El  semáforo detiene el ómnibus  justo delante de una cafetería donde dos chicos al parecer desayunan, de pie, conversando entre un mordisco al pan y un sorbo de batido. Un anciano que se apoya en un bastón porque tiene una pierna mala se aleja de la cafetería después de comprar un pan. No mira más de dos segundos las demás ofertas ni a los chicos. Cuando se aleja un par de metros los chicos lo siguen con sus alimentos en la mano. Él hombre se detiene. Los mira. Conversan pocos minutos. Él se niega, ellos insisten de esa forma en que los adolescentes saben imponerse. Regresan los tres a la casa en cuyos marcos de la puerta han puesto dos piezas de madera que soportan una tabla, la cafetería. Piden otro batido. El anciano y los dos chicos chocan los vasos.

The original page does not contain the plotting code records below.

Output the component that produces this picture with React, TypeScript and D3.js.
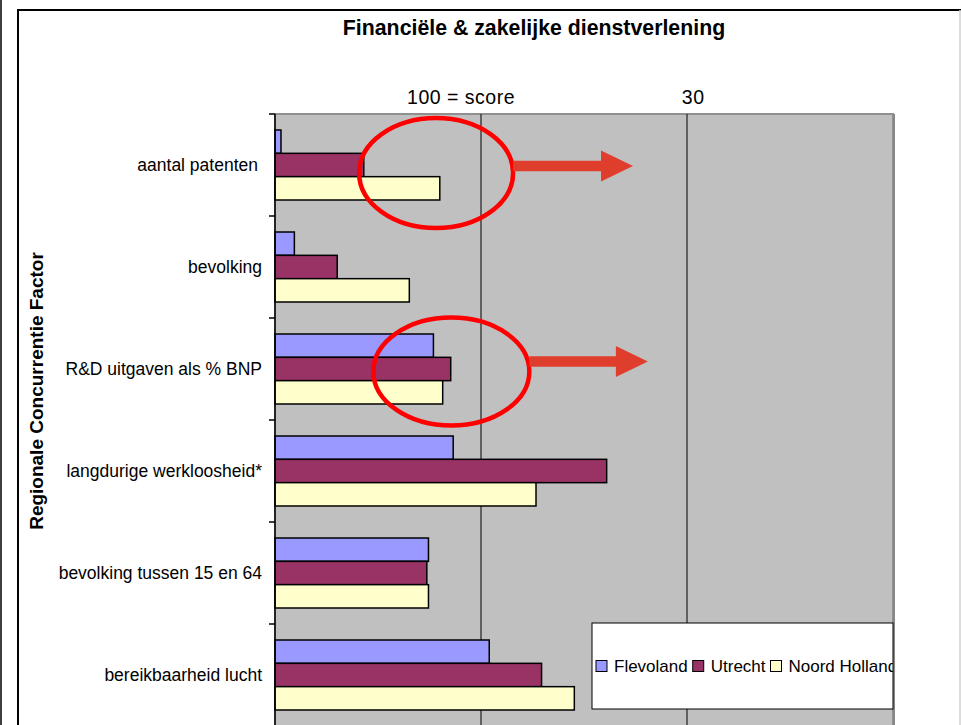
import React, { useEffect, useRef } from "react";
import * as d3 from "d3";

const categories = [
  "aantal patenten",
  "bevolking",
  "R&D uitgaven als % BNP",
  "langdurige werkloosheid*",
  "bevolking tussen 15 en 64",
  "bereikbaarheid lucht",
];
const seriesNames = ["Flevoland", "Utrecht", "Noord Holland"];
const flevoland = [2.9, 9.4, 76.9, 86.5, 74.5, 104.0];
const utrecht = [43.1, 30.2, 85.3, 161.0, 73.7, 129.4];
const noordHolland = [80.0, 65.2, 81.4, 126.7, 74.5, 145.3];
const seriesColors = ["#9999FF", "#993366", "#FFFFCC"];
const xDomain = [0, 300];
const gridValues = [100, 200];
const topLabels = [
  { text: "100 = score", value: 90.3 },
  { text: "30", value: 203 },
];
const highlights = [
  { category: "aantal patenten", value: 78.2, dy: 8, rx: 77, ry: 55, arrowTo: 173.8, arrowDy: 1 },
  { category: "R&D uitgaven als % BNP", value: 85.6, dy: 2.5, rx: 78, ry: 54, arrowTo: 181, arrowDy: -7.5 },
];
const title = "Financiële & zakelijke dienstverlening";
const yTitle = "Regionale Concurrentie Factor";

const W = 961;
const H = 725;

export default function App() {
  const ref = useRef<SVGSVGElement | null>(null);

  useEffect(() => {
    const svg = d3.select(ref.current);
    svg.selectAll("*").remove();
    const font = "'Liberation Sans', Arial, sans-serif";

    const values = [flevoland, utrecht, noordHolland];
    const data = categories.map((c, i) => ({
      category: c,
      vals: seriesNames.map((s, j) => ({ series: s, value: values[j][i], color: seriesColors[j] })),
    }));

    const plot = { left: 275, right: 893, top: 114, bottom: 726 };
    const x = d3.scaleLinear().domain(xDomain).range([plot.left, plot.right]);
    const y = d3.scaleBand().domain(categories).range([plot.top, plot.bottom]).paddingInner(0).paddingOuter(0);
    const ySub = d3.scaleBand().domain(seriesNames).range([0, y.bandwidth()]).paddingInner(0).paddingOuter(0.686);

    // page frame
    svg.append("line").attr("x1", 1).attr("x2", 1).attr("y1", 0).attr("y2", H).attr("stroke", "#000").attr("stroke-width", 1.5);
    svg.append("path").attr("d", `M18,${H} L18,10 L${W},10`).attr("fill", "none").attr("stroke", "#000").attr("stroke-width", 2);
    svg.append("line").attr("x1", 960).attr("x2", 960).attr("y1", 10).attr("y2", H).attr("stroke", "#d0d0d0").attr("stroke-width", 1.5);

    // title
    svg.append("text").attr("x", 534).attr("y", 35).attr("text-anchor", "middle")
      .attr("font-family", font).attr("font-weight", "bold").attr("font-size", 21.3).text(title);

    // plot area
    svg.append("rect").attr("x", plot.left).attr("y", plot.top)
      .attr("width", plot.right - plot.left).attr("height", plot.bottom - plot.top)
      .attr("fill", "#C0C0C0").attr("stroke", "#909090").attr("stroke-width", 2);
    svg.append("line").attr("x1", plot.right + 1).attr("x2", plot.right + 1).attr("y1", plot.top).attr("y2", plot.bottom)
      .attr("stroke", "#888").attr("stroke-width", 2);

    // gridlines
    svg.append("g").selectAll("line").data(gridValues).join("line")
      .attr("x1", (d) => x(d)).attr("x2", (d) => x(d)).attr("y1", plot.top).attr("y2", plot.bottom)
      .attr("stroke", "#000").attr("stroke-width", 1);

    // top labels
    svg.append("g").selectAll("text").data(topLabels).join("text")
      .attr("x", (d) => x(d.value)).attr("y", 104).attr("text-anchor", "middle")
      .attr("font-family", font).attr("font-size", 19.5).attr("letter-spacing", 0.5).text((d) => d.text);

    // bars
    const groups = svg.append("g").selectAll("g").data(data).join("g")
      .attr("transform", (d) => `translate(0,${y(d.category)})`);
    groups.selectAll("rect").data((d) => d.vals).join("rect")
      .attr("x", x(0)).attr("y", (d) => ySub(d.series)!)
      .attr("width", (d) => x(d.value) - x(0)).attr("height", ySub.bandwidth())
      .attr("fill", (d) => d.color).attr("stroke", "#000").attr("stroke-width", 1.5);

    // y axis
    svg.append("line").attr("x1", plot.left).attr("x2", plot.left).attr("y1", plot.top).attr("y2", plot.bottom)
      .attr("stroke", "#000").attr("stroke-width", 1.5);
    const tickYs = categories.map((c) => y(c)!);
    svg.append("g").selectAll("line").data(tickYs).join("line")
      .attr("x1", plot.left - 6).attr("x2", plot.left).attr("y1", (d) => d).attr("y2", (d) => d)
      .attr("stroke", "#000").attr("stroke-width", 1.5);
    svg.append("g").selectAll("text").data(categories).join("text")
      .attr("x", (d, i) => (i === 0 ? 258 : 262)).attr("y", (d) => y(d)! + y.bandwidth() / 2).attr("dy", "0.35em")
      .attr("text-anchor", "end").attr("font-family", font).attr("font-size", 17.5)
      .text((d) => d);

    // y title
    svg.append("text").attr("transform", `translate(43,391) rotate(-90)`).attr("text-anchor", "middle")
      .attr("font-family", font).attr("font-weight", "bold").attr("font-size", 19).text(yTitle);

    // highlight annotations
    const ann = svg.append("g");
    highlights.forEach((h) => {
      const cy = y(h.category)! + y.bandwidth() / 2;
      const cx = x(h.value);
      ann.append("ellipse").attr("cx", cx).attr("cy", cy + h.dy).attr("rx", h.rx).attr("ry", h.ry)
        .attr("fill", "none").attr("stroke", "#FF0000").attr("stroke-width", 4.5);
      const ay = cy + h.arrowDy;
      const x0 = cx + h.rx;
      const tip = x(h.arrowTo);
      const headLen = 32;
      const sh = 5.3;
      const hh = 15.5;
      const p = d3.path();
      p.moveTo(x0, ay - sh);
      p.lineTo(tip - headLen, ay - sh);
      p.lineTo(tip - headLen, ay - hh);
      p.lineTo(tip, ay);
      p.lineTo(tip - headLen, ay + hh);
      p.lineTo(tip - headLen, ay + sh);
      p.lineTo(x0, ay + sh);
      p.closePath();
      ann.append("path").attr("d", p.toString()).attr("fill", "#E03E2D");
    });

    // legend
    const lg = { x: 592, y: 623, w: 301, h: 86 };
    svg.append("clipPath").attr("id", "legclip").append("rect")
      .attr("x", lg.x).attr("y", lg.y).attr("width", lg.w).attr("height", lg.h);
    svg.append("rect").attr("x", lg.x).attr("y", lg.y).attr("width", lg.w).attr("height", lg.h)
      .attr("fill", "#fff").attr("stroke", "#000").attr("stroke-width", 1);
    const legG = svg.append("g").attr("clip-path", "url(#legclip)");
    let cx = 596;
    const ly = 666;
    seriesNames.forEach((s, i) => {
      legG.append("rect").attr("x", cx).attr("y", ly - 5.5).attr("width", 11).attr("height", 11)
        .attr("fill", seriesColors[i]).attr("stroke", "#000").attr("stroke-width", 1);
      const t = legG.append("text").attr("x", cx + 18).attr("y", ly).attr("dy", "0.35em")
        .attr("font-family", font).attr("font-size", 17).text(s);
      const w = (t.node() as SVGTextElement).getComputedTextLength();
      cx = cx + 18 + w + 5;
    });
  }, []);

  return (
    <svg
      ref={ref}
      width={W}
      height={H}
      style={{ position: "absolute", left: 0, top: 0, display: "block", background: "#fff" }}
    />
  );
}
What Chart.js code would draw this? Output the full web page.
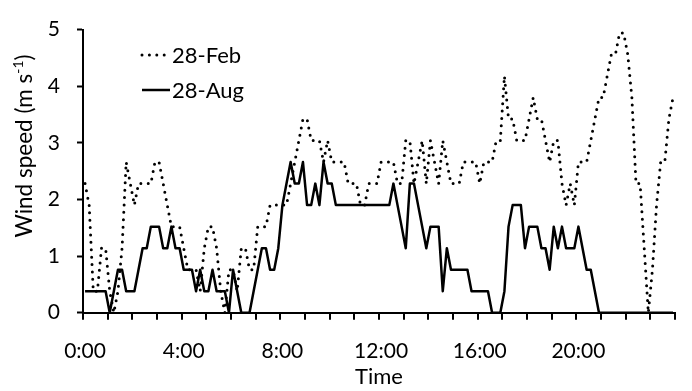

A veces por la calle, entretenida 

va una sin permiso de la vida,

con un hambre de todo casi fiera.

A veces va una así, desamparada,

como pudiendo enamorar a la nada,

y el milagro aparece en una acera.*

* Poema Encuentros de la poeta cubana Carilda Oliver Labra

Gestos pequeños

Los seres humanos somos capaces de realizar grandes actos. Epopeyas que quedarán para las edades venideras, que así podrán recordar cómo fuimos y qué hicimos, quizás sin entender nuestra desmesura o nuestro cinismo, todo a un tiempo. Lo cierto es que podemos realizar grandes actos de fe y de solidaridad, también de barbarie; pero de este último punto  hoy no voy a hablar.

Ahora mismo, cuando por Cuba ha terminado de pasar el huracán Sandy con su cola de pérdida y destrucción, no hemos terminado de llorar pero ya estamos remangándonos las camisas, recogiendo las herramientas para ayudar a miles de personas que no conocemos, pero que son cubanos y necesitan nuestra ayuda. Los de Occidente quieren ir Santiago de Cuba, Holguín o Guantánamo a construir, a edificar, a limpiar las calles y la tristeza de los que se quedaron sin nada o con muy poco. Todos queremos poner nuestro sudor para que esa tierra vuelva a la normalidad, para que otra vez sea un paisaje reconocible.

Por allá se armará un hervidero de hombres y mujeres, imprescindibles y desconocidos. Entre todos ahuyentarán el desaliento,  les iluminará el rostro el fuego que cuece la comida  en una olla en medio de la calle, con condimentos traídos de todas las casas. Habrá café para los camioneros, los electricistas, los muchachos soldados, muy jóvenes , para la gente llana de Cuba que ha ido a ayudar. Volverá a crecer la fe y la vida continuará, desbordándose, con nuevos brazos. De eso y más somos capaces los cubanos, más allá de los estereotipos y los lugares comunes que utilizan quienes creen que nos conocen. Lo cierto es que el dolor de cualquier semejante viene a lacerarnos también.

Increíblemente  los hombres y mujeres que poblamos este planeta tenemos genuina predisposición para los actos más heroicos, para ser materia de libros e historias imperecederas. Sin embargo,  a veces nos cuesta el pequeño gesto, desechamos el alivio que podemos brindar  si tocamos una mano, si miramos a los ojos, si abrazamos con ganas, si no escuchamos a todo volumen la música que nos gusta porque al vecino le molesta, si no criticamos a alguien que con desenfado puedo gritar a los cuatro vientos que es feliz. Aunque parezca sencillo dar la mano, desear una buena jornada al prójimo, no ofenderlo de hecho ni de palabra, nos cuesta ese sencillo gesto. Y por eso muchas veces nuestra cotidianidad se reciente sin esas pequeñas cosas que todos los días nos pueden hacer heroicos.

Ojalá y el huracán de solidaridad que sobre las provincias orientales se ha volcado regrese desbordado, convertido en rabo de nube que se lleve lo feo y nos deje el querube.